Quando estava quase a desligar, ele atendeu. A sua voz estava cheia de irritação.
"O que foi, Sofia? Não vês que estou no meio de um inferno aqui? Estou a trabalhar sem parar, não tenho tempo para conversa!"
Antes que eu pudesse dizer uma palavra, ouvi outra voz ao fundo, uma voz feminina, suave e familiar.
"Pedro, querido, podes trazer-me um copo de água? A minha garganta está tão seca."
Era a Clara, a minha prima.
A voz do meu tio, o pai dela, soou logo a seguir, cheia de falsa gratidão.
"Pedro, meu rapaz, ainda bem que estavas aqui. Se não fosses tu a tirar a Clara daquele carro, nem quero imaginar o que teria acontecido."
Pedro respondeu imediatamente, a sua voz agora cheia de preocupação.
"Não se preocupe, tio. A Clara está bem, só uns arranhões. Eu estou aqui para cuidar dela."
Um riso amargo escapou-me.
Então ele estava a cuidar da minha prima.
Enquanto o meu pai, o seu sogro, lutava pela vida numa mesa de cirurgia a poucos metros de onde ele estava.
"Pedro," eu disse, a minha voz mais firme do que eu esperava. "Vamos divorciar-nos."
Houve um silêncio de dois segundos.
Depois, a sua raiva explodiu através do telefone.
"Divorciar-te? Estás maluca? Eu estou a salvar vidas! A Clara estava no acidente, era minha obrigação ajudá-la! Não tens um pingo de compaixão?"
"E o meu pai?" perguntei, sentindo a garganta a fechar-se. "Ele não importa? Ele estava a ter uma cirurgia de emergência no mesmo hospital onde estás."
"O teu pai tem os médicos! Eu sou paramédico, o meu lugar é na emergência! Para de ser tão egoísta, Sofia! A Clara precisa de mim agora.
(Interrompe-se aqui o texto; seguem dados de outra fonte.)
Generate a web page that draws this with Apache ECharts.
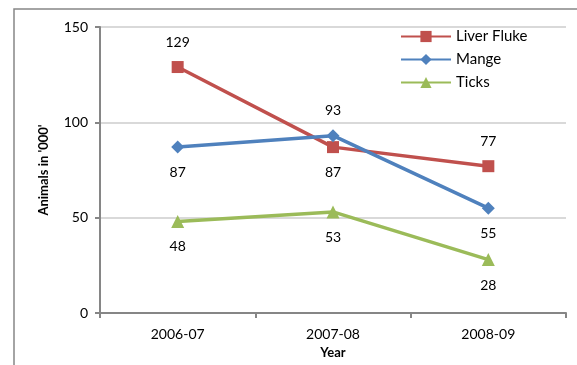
<!DOCTYPE html>
<html><head><meta charset="utf-8">
<script src="https://cdn.jsdelivr.net/npm/echarts@6/dist/echarts.min.js"></script>
<style>html,body{margin:0;padding:0;background:#fff}#c{width:577px;height:365px}</style>
</head><body><div id="c"></div>
<script>
const categories = ['2006-07', '2007-08', '2008-09'];
const liverFluke = [129, 87, 77];
const mange = [87, 93, 55];
const ticks = [48, 53, 28];
const liverFlukeLabelPos = ['top', 'bottom', 'top'];
const mangeLabelPos = ['bottom', 'top', 'bottom'];
const ticksLabelPos = ['bottom', 'bottom', 'bottom'];
const yTicks = [0, 50, 100, 150];

const FONT = 'Lato';
function mkData(vals, pos) {
  return vals.map((v, i) => ({ value: v, label: { position: pos[i] } }));
}
function series(name, vals, pos, color, symbol, size) {
  return {
    name, type: 'line', data: mkData(vals, pos),
    symbol, symbolSize: size,
    lineStyle: { color, width: 3.5 },
    itemStyle: { color },
    label: { show: true, distance: 12, color: '#000', fontFamily: FONT, fontSize: 14 },
    emphasis: { disabled: true }
  };
}
const chart = echarts.init(document.getElementById('c'));
chart.setOption({
  animation: false,
  grid: { left: 100, right: 11, top: 27, bottom: 52 },
  graphic: [{
    type: 'rect', shape: { x: 14, y: 9, width: 600, height: 400 },
    style: { fill: 'none', stroke: '#868686', lineWidth: 1.5 }, silent: true
  }],
  legend: {
    orient: 'vertical', left: 395, top: 24, itemGap: 8,
    itemWidth: 50, itemHeight: 14,
    textStyle: { fontFamily: FONT, fontSize: 15, color: '#000' },
    data: ['Liver Fluke', 'Mange', 'Ticks']
  },
  xAxis: {
    type: 'category', data: categories, boundaryGap: true,
    name: 'Year', nameLocation: 'middle', nameGap: 32,
    nameTextStyle: { fontFamily: FONT, fontWeight: 'bold', fontSize: 13, color: '#000' },
    axisLine: { lineStyle: { color: '#868686', width: 2 } },
    axisTick: { show: true, length: 5, lineStyle: { color: '#868686', width: 2 } },
    axisLabel: { fontFamily: FONT, fontSize: 14, color: '#000', margin: 14 }
  },
  yAxis: {
    type: 'value', min: yTicks[0], max: yTicks[yTicks.length - 1], interval: 50,
    name: "Animals in '000'", nameLocation: 'middle', nameGap: 50, nameRotate: 90,
    nameTextStyle: { fontFamily: FONT, fontWeight: 'bold', fontSize: 13, color: '#000' },
    axisLine: { show: true, lineStyle: { color: '#868686', width: 2 } },
    axisTick: { show: true, length: 5, lineStyle: { color: '#868686', width: 2 } },
    axisLabel: { fontFamily: FONT, fontSize: 14, color: '#000', margin: 12 },
    splitLine: { lineStyle: { color: '#d9d9d9', width: 2 } }
  },
  series: [
    series('Liver Fluke', liverFluke, liverFlukeLabelPos, '#C0504D', 'rect', 12),
    series('Mange', mange, mangeLabelPos, '#4F81BD', 'diamond', 13),
    series('Ticks', ticks, ticksLabelPos, '#9BBB59', 'triangle', 13)
  ]
});
</script></body></html>
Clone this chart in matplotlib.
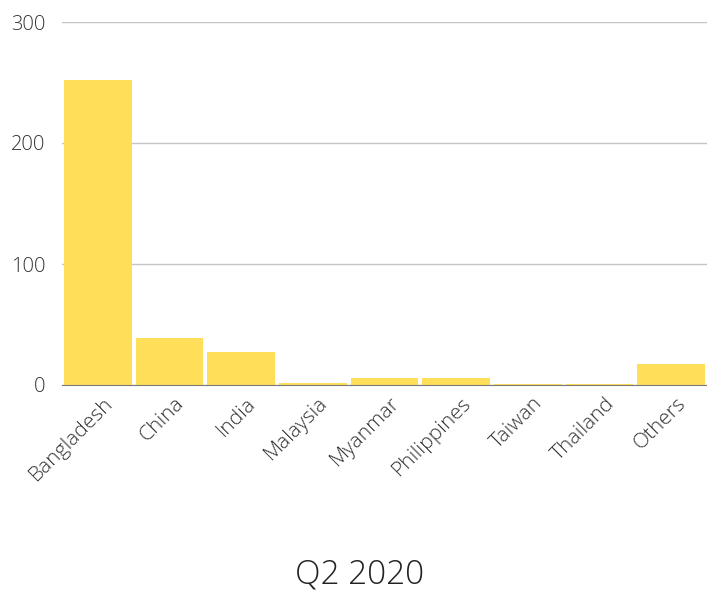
import matplotlib
matplotlib.use("Agg")
import matplotlib.pyplot as plt
from matplotlib.transforms import ScaledTranslation

countries = ["Bangladesh", "China", "India", "Malaysia", "Myanmar",
             "Philippines", "Taiwan", "Thailand", "Others"]
values = [252, 39, 27, 2, 6, 6, 1, 1, 17]
yticks = [0, 100, 200, 300]
title = "Q2 2020"

plt.rcParams['font.family'] = ['Open Sans', 'DejaVu Sans']
plt.rcParams['font.weight'] = 'light'

fig = plt.figure(figsize=(7.07, 5.94), dpi=100)
ax = fig.add_axes([62 / 707, 1 - 385 / 594, 1 - 62 / 707, (385 - 22) / 594])

x = range(len(countries))
ax.bar(x, values, width=0.94, color="#FFDE59", zorder=3)

ax.set_xlim(-0.5, len(countries) - 0.5)
ax.set_ylim(0, 300)
ax.set_yticks(yticks)
ax.set_xticks(list(x))
ax.set_xticklabels(countries, rotation=45, ha="right", rotation_mode="anchor",
                   fontsize=15)
ax.tick_params(axis="both", length=0, colors="#333333")
ax.tick_params(axis="y", labelsize=14.5, pad=12)
ax.tick_params(axis="x", pad=6)

# nudge rotated labels a little to the right
offset = ScaledTranslation(5 / 100, 0, fig.dpi_scale_trans)
for lbl in ax.get_xticklabels():
    lbl.set_transform(lbl.get_transform() + offset)

ax.grid(axis="y", color="#c4c4c4", linewidth=1, zorder=0)
for s in ["top", "right", "left"]:
    ax.spines[s].set_visible(False)
ax.spines["bottom"].set_color("#7a7a7a")
ax.spines["bottom"].set_zorder(4)

fig.text(360 / 707, 1 - 575 / 594, title, ha="center", va="center",
         fontsize=24, color="#222222")

fig.savefig("out.png", dpi=100)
Pensa no que estás a dizer!"
E desligou.
Simplesmente desligou.
Tentei ligar de volta.
Ele tinha-me bloqueado.
Olhei para a porta fechada do quarto do meu pai.
Tínhamos passado os últimos dois anos a poupar cada cêntimo para esta cirurgia.
Era a nossa única esperança.
O nosso casamento já estava em ruínas, mas a doença do meu pai era a cola frágil que nos mantinha juntos.
Eu precisava do apoio dele, ou pelo menos, era o que eu pensava.
Agora, essa cola tinha-se dissolvido.
Não havia mais nada a que me agarrar.
Ele disse que era sua obrigação ajudar a Clara.
Mas o acidente foi na Ponte 25 de Abril. O hospital onde o meu pai foi operado fica em outra zona da cidade.
Ele não foi simplesmente "ajudar".
Ele escolheu estar com ela.
Quando liguei para ele esta manhã, em pânico, a caminho do hospital com o meu pai a sentir dores no peito, ele disse que estava demasiado ocupado.
Desligou-me na cara.
Várias vezes.
Ele não se importava.
Comigo, com o meu pai.
O homem que ele chamava de "pai" há cinco anos.
O telemóvel do meu pai, pousado na mesinha de cabeceira, começou a vibrar.
Era o meu tio a ligar.
O meu pai mexeu-se, abriu os olhos devagar, e atendeu a chamada antes que eu pudesse impedi-lo.
A voz zangada do meu tio encheu o silêncio do quarto.
"Afonso! Que raio de filha é que tu criaste? Ameaçar o Pedro com o divórcio num momento destes! Ela não tem vergonha? Depois de tudo o que ele fez pela Clara!"